A imprensa brasileira tem sido vítima de tentativa de censura de vários setores. De um setor religioso, e agora essa representação eleitoral. Isso acontece por ser um momento especial ou acontece o tempo todo?
VILLA: Isso foi uma coincidência. Especialmente porque é um ano eleitoral. As representações acabam tendo uma vinculação direta ou indireta com o processo eleitoral. Isso vai virar uma prática em anos pares. Por isso é importantíssimo um posicionamento radicalmente contrário em relação à punição. Porque pode abrir um precedente perigosíssimo. Daqui a pouco, a imprensa vai pautar suas matérias pedindo autorização ao Ministério Público, né? O direito à liberdade de imprensa está garantido na Constituição, que completa agora 20 anos. Ela (a Constituição) tem muitos defeitos, mas muitas qualidades. E uma das qualidades é justamente a garantia das amplas liberdades.
O senhor é um leitor assíduo de jornais...
VILLA: Eu leio todos. Desde pequenino. Sou tão fanático que, logo depois de aprender a ler, já estava lendo jornal. E devo minha formação, em grande parte, às leituras de jornais e revistas. Eu me lembro de reportagens de 40 anos atrás. Uso como fonte histórica, no meu trabalho. Leio os principais jornais e alguns do Nordeste, além do "El País".
Em sua opinião, os jornais que o senhor lê, de uma maneira geral, precisam desse tipo de tutela do Ministério Público?
VILLA:Acho que o Ministério Público tem muita coisa com o que se preocupar, coisas extremamente relevantes, que ocorrem no país. Com o que ele não deve se preocupar é justamente a imprensa. Uma das boas coisas que o país tem é a imprensa. E só é boa porque tem liberdade. Com censura, com repressão, não tem como fazer uma boa imprensa. Causa profunda estranheza essa preocupação do Ministério Público, quando há coisas profundamente lesivas, como lesões ao erário público, aos direitos humanos.
Nesse caso foi o Ministério Público Eleitoral...

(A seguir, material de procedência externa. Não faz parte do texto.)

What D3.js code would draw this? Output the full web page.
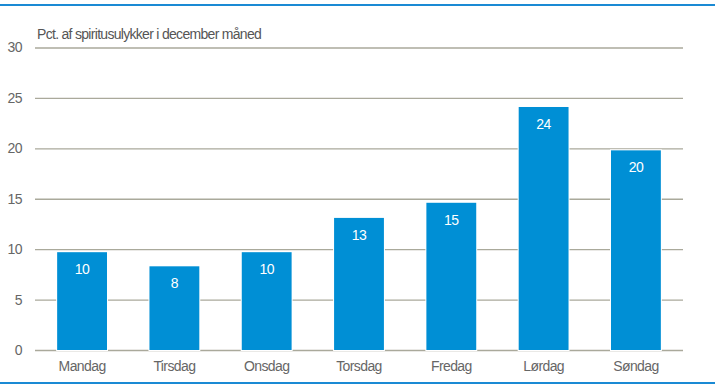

VILLA: No caso do eleitoral, tem coisas graves que envolvem as eleições. Uma coisa que chama a atenção é a apresentação das contas dos candidatos. Acho que foi o presidente do TRE em São Paulo que recentemente deu uma entrevista dizendo que não acredita naquelas prestações de contas. E uma das razões da corrupção no Brasil é a existência dos caixas dois, que financiam as campanhas eleitorais. Então, acho que, se o Ministério Público estivesse mais preocupado com isso, seria extremamente mais relevante para o país do que estar preocupado com censurar a imprensa.
O senhor avalia que o leitor brasileiro não tem senso crítico?
VILLA: Ainda não é o ideal, mas há um senso crítico por parte dos leitores, mesmo daqueles que lêem rapidamente a notícia na banca de jornal. Hoje você tem uma visão crítica em relação a isso. Achar que o leitor está simplesmente passando uma chancela em qualquer coisa que lê, sem ter a mínima criticidade, não me parece verdadeiro.
Estamos nesta fase pré-eleitoral em que ninguém é candidato de fato, mas qualquer político, dentro das especificações do TSE, pode ser. Se seguirmos com rigor a representação do Ministério Público, quem poderá ser entrevistado, afinal?
VILLA: Criou-se uma situação esdrúxula. Essa representação não tem pé nem cabeça. E parece que foi feita sem pensar no reflexo que isso vai ter não só no cotidiano da vida do repórter como, principalmente, sobre a liberdade do cidadão. Há coisas que só acontecem no Brasil. Certamente essa medida deve ser rejeitada pela Justiça.
E se passar na Justiça, se for acolhida pela Justiça Eleitoral?
VILLA: Daí acabou a liberdade de imprensa. As sedes dos jornais deveriam ser transferidas para o Tribunal Regional Eleitoral ou para o Ministério Público que cuida disso. E eles passariam a fazer os jornais.